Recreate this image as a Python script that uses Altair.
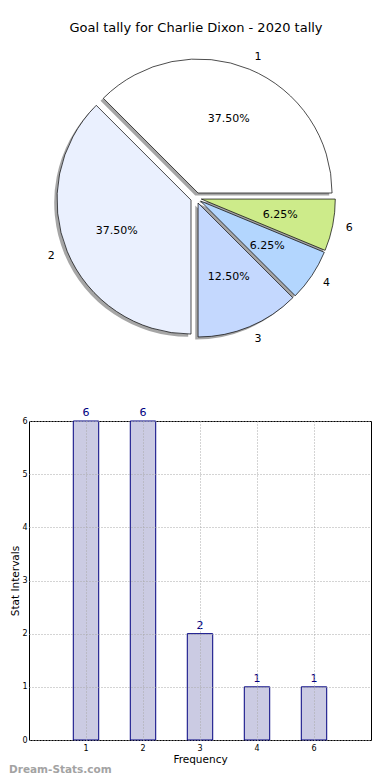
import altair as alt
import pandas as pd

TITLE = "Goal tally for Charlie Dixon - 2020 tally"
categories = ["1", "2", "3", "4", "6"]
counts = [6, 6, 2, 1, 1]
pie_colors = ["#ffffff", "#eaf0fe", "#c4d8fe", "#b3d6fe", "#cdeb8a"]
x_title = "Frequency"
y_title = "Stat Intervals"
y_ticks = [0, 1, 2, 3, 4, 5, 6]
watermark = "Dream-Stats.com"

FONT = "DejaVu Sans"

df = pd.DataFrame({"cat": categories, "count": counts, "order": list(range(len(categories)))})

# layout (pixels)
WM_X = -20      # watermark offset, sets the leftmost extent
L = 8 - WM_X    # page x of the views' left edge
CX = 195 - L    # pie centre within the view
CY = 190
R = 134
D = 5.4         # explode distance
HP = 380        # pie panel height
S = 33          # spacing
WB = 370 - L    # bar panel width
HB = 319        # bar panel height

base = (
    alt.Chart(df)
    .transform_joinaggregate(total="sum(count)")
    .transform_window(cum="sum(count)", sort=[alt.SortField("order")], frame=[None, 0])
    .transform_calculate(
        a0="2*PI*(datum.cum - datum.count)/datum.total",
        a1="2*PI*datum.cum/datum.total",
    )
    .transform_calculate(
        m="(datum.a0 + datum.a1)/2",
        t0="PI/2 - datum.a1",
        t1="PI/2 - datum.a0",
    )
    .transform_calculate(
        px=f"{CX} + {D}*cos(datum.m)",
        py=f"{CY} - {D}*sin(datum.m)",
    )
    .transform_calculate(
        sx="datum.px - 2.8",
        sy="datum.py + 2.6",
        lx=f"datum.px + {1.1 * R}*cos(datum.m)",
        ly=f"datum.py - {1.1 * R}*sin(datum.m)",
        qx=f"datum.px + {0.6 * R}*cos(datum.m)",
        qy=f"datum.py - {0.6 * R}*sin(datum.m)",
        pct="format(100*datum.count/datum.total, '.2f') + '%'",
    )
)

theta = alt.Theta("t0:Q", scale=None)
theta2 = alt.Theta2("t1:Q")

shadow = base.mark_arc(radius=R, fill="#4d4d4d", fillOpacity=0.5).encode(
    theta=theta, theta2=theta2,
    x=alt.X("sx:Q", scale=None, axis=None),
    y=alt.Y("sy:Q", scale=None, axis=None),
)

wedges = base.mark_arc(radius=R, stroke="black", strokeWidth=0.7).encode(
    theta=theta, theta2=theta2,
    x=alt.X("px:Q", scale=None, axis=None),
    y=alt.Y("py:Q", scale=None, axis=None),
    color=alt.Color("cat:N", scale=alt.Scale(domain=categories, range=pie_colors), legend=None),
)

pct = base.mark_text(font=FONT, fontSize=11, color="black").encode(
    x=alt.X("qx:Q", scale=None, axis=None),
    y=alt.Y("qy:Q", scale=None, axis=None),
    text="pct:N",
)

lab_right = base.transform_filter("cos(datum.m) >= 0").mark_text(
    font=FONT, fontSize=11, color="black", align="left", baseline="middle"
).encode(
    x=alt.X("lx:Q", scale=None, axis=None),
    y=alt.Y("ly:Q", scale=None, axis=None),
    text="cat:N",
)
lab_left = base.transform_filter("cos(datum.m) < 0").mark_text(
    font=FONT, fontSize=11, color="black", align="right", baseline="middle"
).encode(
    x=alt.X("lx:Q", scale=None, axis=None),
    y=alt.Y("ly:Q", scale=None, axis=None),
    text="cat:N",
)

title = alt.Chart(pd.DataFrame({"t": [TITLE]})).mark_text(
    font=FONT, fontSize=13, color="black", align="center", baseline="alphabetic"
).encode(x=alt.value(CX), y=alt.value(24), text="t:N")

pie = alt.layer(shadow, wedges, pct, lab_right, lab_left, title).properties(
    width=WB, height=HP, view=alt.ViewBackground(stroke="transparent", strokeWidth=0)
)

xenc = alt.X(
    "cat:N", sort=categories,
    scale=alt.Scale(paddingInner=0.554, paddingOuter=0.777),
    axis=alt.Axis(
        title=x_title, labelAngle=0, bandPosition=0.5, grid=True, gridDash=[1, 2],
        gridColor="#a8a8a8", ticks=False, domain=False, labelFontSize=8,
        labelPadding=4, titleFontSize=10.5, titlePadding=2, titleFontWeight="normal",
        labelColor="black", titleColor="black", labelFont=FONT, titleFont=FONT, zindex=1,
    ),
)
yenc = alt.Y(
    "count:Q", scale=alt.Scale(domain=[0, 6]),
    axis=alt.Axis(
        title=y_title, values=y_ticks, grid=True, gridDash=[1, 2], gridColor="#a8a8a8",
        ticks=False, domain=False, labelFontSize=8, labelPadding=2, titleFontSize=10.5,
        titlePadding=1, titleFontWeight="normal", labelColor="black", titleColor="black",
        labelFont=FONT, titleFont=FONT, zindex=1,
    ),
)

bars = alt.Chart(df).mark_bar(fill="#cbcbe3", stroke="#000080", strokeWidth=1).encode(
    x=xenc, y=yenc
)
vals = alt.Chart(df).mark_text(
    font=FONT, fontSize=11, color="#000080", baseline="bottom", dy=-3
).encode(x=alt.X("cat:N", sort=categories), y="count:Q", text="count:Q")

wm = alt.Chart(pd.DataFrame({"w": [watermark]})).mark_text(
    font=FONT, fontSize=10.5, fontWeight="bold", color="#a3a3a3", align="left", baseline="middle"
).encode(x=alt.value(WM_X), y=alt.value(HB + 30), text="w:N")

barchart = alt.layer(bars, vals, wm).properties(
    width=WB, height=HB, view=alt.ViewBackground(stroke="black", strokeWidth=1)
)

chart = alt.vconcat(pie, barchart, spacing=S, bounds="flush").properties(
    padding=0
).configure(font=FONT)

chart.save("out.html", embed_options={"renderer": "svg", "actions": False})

──────────

__What is being asked__: Make an exact reproduction of the listing above, without any pictures.

__Expected output__:
Recreate this image as a Python script that uses Altair.
import altair as alt
import pandas as pd

TITLE = "Goal tally for Charlie Dixon - 2020 tally"
categories = ["1", "2", "3", "4", "6"]
counts = [6, 6, 2, 1, 1]
pie_colors = ["#ffffff", "#eaf0fe", "#c4d8fe", "#b3d6fe", "#cdeb8a"]
x_title = "Frequency"
y_title = "Stat Intervals"
y_ticks = [0, 1, 2, 3, 4, 5, 6]
watermark = "Dream-Stats.com"

FONT = "DejaVu Sans"

df = pd.DataFrame({"cat": categories, "count": counts, "order": list(range(len(categories)))})

# layout (pixels)
WM_X = -20      # watermark offset, sets the leftmost extent
L = 8 - WM_X    # page x of the views' left edge
CX = 195 - L    # pie centre within the view
CY = 190
R = 134
D = 5.4         # explode distance
HP = 380        # pie panel height
S = 33          # spacing
WB = 370 - L    # bar panel width
HB = 319        # bar panel height

base = (
    alt.Chart(df)
    .transform_joinaggregate(total="sum(count)")
    .transform_window(cum="sum(count)", sort=[alt.SortField("order")], frame=[None, 0])
    .transform_calculate(
        a0="2*PI*(datum.cum - datum.count)/datum.total",
        a1="2*PI*datum.cum/datum.total",
    )
    .transform_calculate(
        m="(datum.a0 + datum.a1)/2",
        t0="PI/2 - datum.a1",
        t1="PI/2 - datum.a0",
    )
    .transform_calculate(
        px=f"{CX} + {D}*cos(datum.m)",
        py=f"{CY} - {D}*sin(datum.m)",
    )
    .transform_calculate(
        sx="datum.px - 2.8",
        sy="datum.py + 2.6",
        lx=f"datum.px + {1.1 * R}*cos(datum.m)",
        ly=f"datum.py - {1.1 * R}*sin(datum.m)",
        qx=f"datum.px + {0.6 * R}*cos(datum.m)",
        qy=f"datum.py - {0.6 * R}*sin(datum.m)",
        pct="format(100*datum.count/datum.total, '.2f') + '%'",
    )
)

theta = alt.Theta("t0:Q", scale=None)
theta2 = alt.Theta2("t1:Q")

shadow = base.mark_arc(radius=R, fill="#4d4d4d", fillOpacity=0.5).encode(
    theta=theta, theta2=theta2,
    x=alt.X("sx:Q", scale=None, axis=None),
    y=alt.Y("sy:Q", scale=None, axis=None),
)

wedges = base.mark_arc(radius=R, stroke="black", strokeWidth=0.7).encode(
    theta=theta, theta2=theta2,
    x=alt.X("px:Q", scale=None, axis=None),
    y=alt.Y("py:Q", scale=None, axis=None),
    color=alt.Color("cat:N", scale=alt.Scale(domain=categories, range=pie_colors), legend=None),
)

pct = base.mark_text(font=FONT, fontSize=11, color="black").encode(
    x=alt.X("qx:Q", scale=None, axis=None),
    y=alt.Y("qy:Q", scale=None, axis=None),
    text="pct:N",
)

lab_right = base.transform_filter("cos(datum.m) >= 0").mark_text(
    font=FONT, fontSize=11, color="black", align="left", baseline="middle"
).encode(
    x=alt.X("lx:Q", scale=None, axis=None),
    y=alt.Y("ly:Q", scale=None, axis=None),
    text="cat:N",
)
lab_left = base.transform_filter("cos(datum.m) < 0").mark_text(
    font=FONT, fontSize=11, color="black", align="right", baseline="middle"
).encode(
    x=alt.X("lx:Q", scale=None, axis=None),
    y=alt.Y("ly:Q", scale=None, axis=None),
    text="cat:N",
)

title = alt.Chart(pd.DataFrame({"t": [TITLE]})).mark_text(
    font=FONT, fontSize=13, color="black", align="center", baseline="alphabetic"
).encode(x=alt.value(CX), y=alt.value(24), text="t:N")

pie = alt.layer(shadow, wedges, pct, lab_right, lab_left, title).properties(
    width=WB, height=HP, view=alt.ViewBackground(stroke="transparent", strokeWidth=0)
)

xenc = alt.X(
    "cat:N", sort=categories,
    scale=alt.Scale(paddingInner=0.554, paddingOuter=0.777),
    axis=alt.Axis(
        title=x_title, labelAngle=0, bandPosition=0.5, grid=True, gridDash=[1, 2],
        gridColor="#a8a8a8", ticks=False, domain=False, labelFontSize=8,
        labelPadding=4, titleFontSize=10.5, titlePadding=2, titleFontWeight="normal",
        labelColor="black", titleColor="black", labelFont=FONT, titleFont=FONT, zindex=1,
    ),
)
yenc = alt.Y(
    "count:Q", scale=alt.Scale(domain=[0, 6]),
    axis=alt.Axis(
        title=y_title, values=y_ticks, grid=True, gridDash=[1, 2], gridColor="#a8a8a8",
        ticks=False, domain=False, labelFontSize=8, labelPadding=2, titleFontSize=10.5,
        titlePadding=1, titleFontWeight="normal", labelColor="black", titleColor="black",
        labelFont=FONT, titleFont=FONT, zindex=1,
    ),
)

bars = alt.Chart(df).mark_bar(fill="#cbcbe3", stroke="#000080", strokeWidth=1).encode(
    x=xenc, y=yenc
)
vals = alt.Chart(df).mark_text(
    font=FONT, fontSize=11, color="#000080", baseline="bottom", dy=-3
).encode(x=alt.X("cat:N", sort=categories), y="count:Q", text="count:Q")

wm = alt.Chart(pd.DataFrame({"w": [watermark]})).mark_text(
    font=FONT, fontSize=10.5, fontWeight="bold", color="#a3a3a3", align="left", baseline="middle"
).encode(x=alt.value(WM_X), y=alt.value(HB + 30), text="w:N")

barchart = alt.layer(bars, vals, wm).properties(
    width=WB, height=HB, view=alt.ViewBackground(stroke="black", strokeWidth=1)
)

chart = alt.vconcat(pie, barchart, spacing=S, bounds="flush").properties(
    padding=0
).configure(font=FONT)

chart.save("out.html", embed_options={"renderer": "svg", "actions": False})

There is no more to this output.